A plant science research organisation hit by a hard-line stance by the EU Commission on Brexit is celebrating a multi-million pound boost.

East Anglian Daily Times: The new funding will provide new laboratories, offices and glasshouses at NIAB Cambridge.The new funding will provide new laboratories, offices and glasshouses at NIAB Cambridge. (Image: Image Copyright held by David Hogg)

Last month, NIAB, based at Cambridge, said the EU Commission’s negotiating position was causing collateral damage after it was told that future EU variety testing contracts commissioned directly by the Community Plant Variety Office (CPVO), and which might last beyond the envisaged Brexit date of March 30, 2019, would no longer be awarded to the UK.

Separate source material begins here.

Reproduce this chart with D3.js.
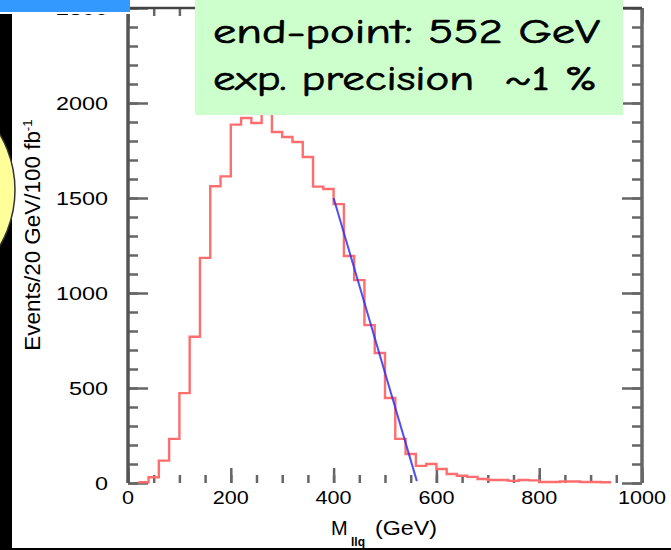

But a new Cambridge Centre for Crop Science (3CS) is now set to be developed by the University of Cambridge in collaboration with NIAB following an announcement this week by the Higher Education Funding Council for England (HEFCE).

The new centre, funded partly by £16.9m from the UK Research Partnership Investment Fund, will work with industrial partners to translate the university’s plant research into outputs for farmers, processors and consumers.

Last month, NIAB chairman Jim Godfrey called on UK ministers to safeguard the UK’s science base after a decision which affects work, valued at around £600,000 a year and carried out by NIAB on Distinctness, Uniformity and Stability (DUS) testing, which shows whether a newly-bred variety differs from existing varieties of ornamental crop species.

“The timing of this notification – without any prior consultation - came as a shock, not only because the UK is and remains a full EU member until the confirmed date of Brexit, but perhaps more significantly because NIAB is the only entrusted examination centre within the EU for 678 of the 864 ornamental species involved,” said Mr Godfrey.

Despite the setback, Mr Godfrey said Brexit presented exciting opportunities for the UK agri-tech sector, especially crop science.

The 3CS is set to be housed in a state-of-the-art research laboratory at NIAB’s Cambridge site, where it will be led by a newly-appointed Professor of Crop Science.

The centre will involve researchers from plant sciences and other university departments, NIAB, the Cambridge Sainsbury Laboratory, and other UK and international research institutes.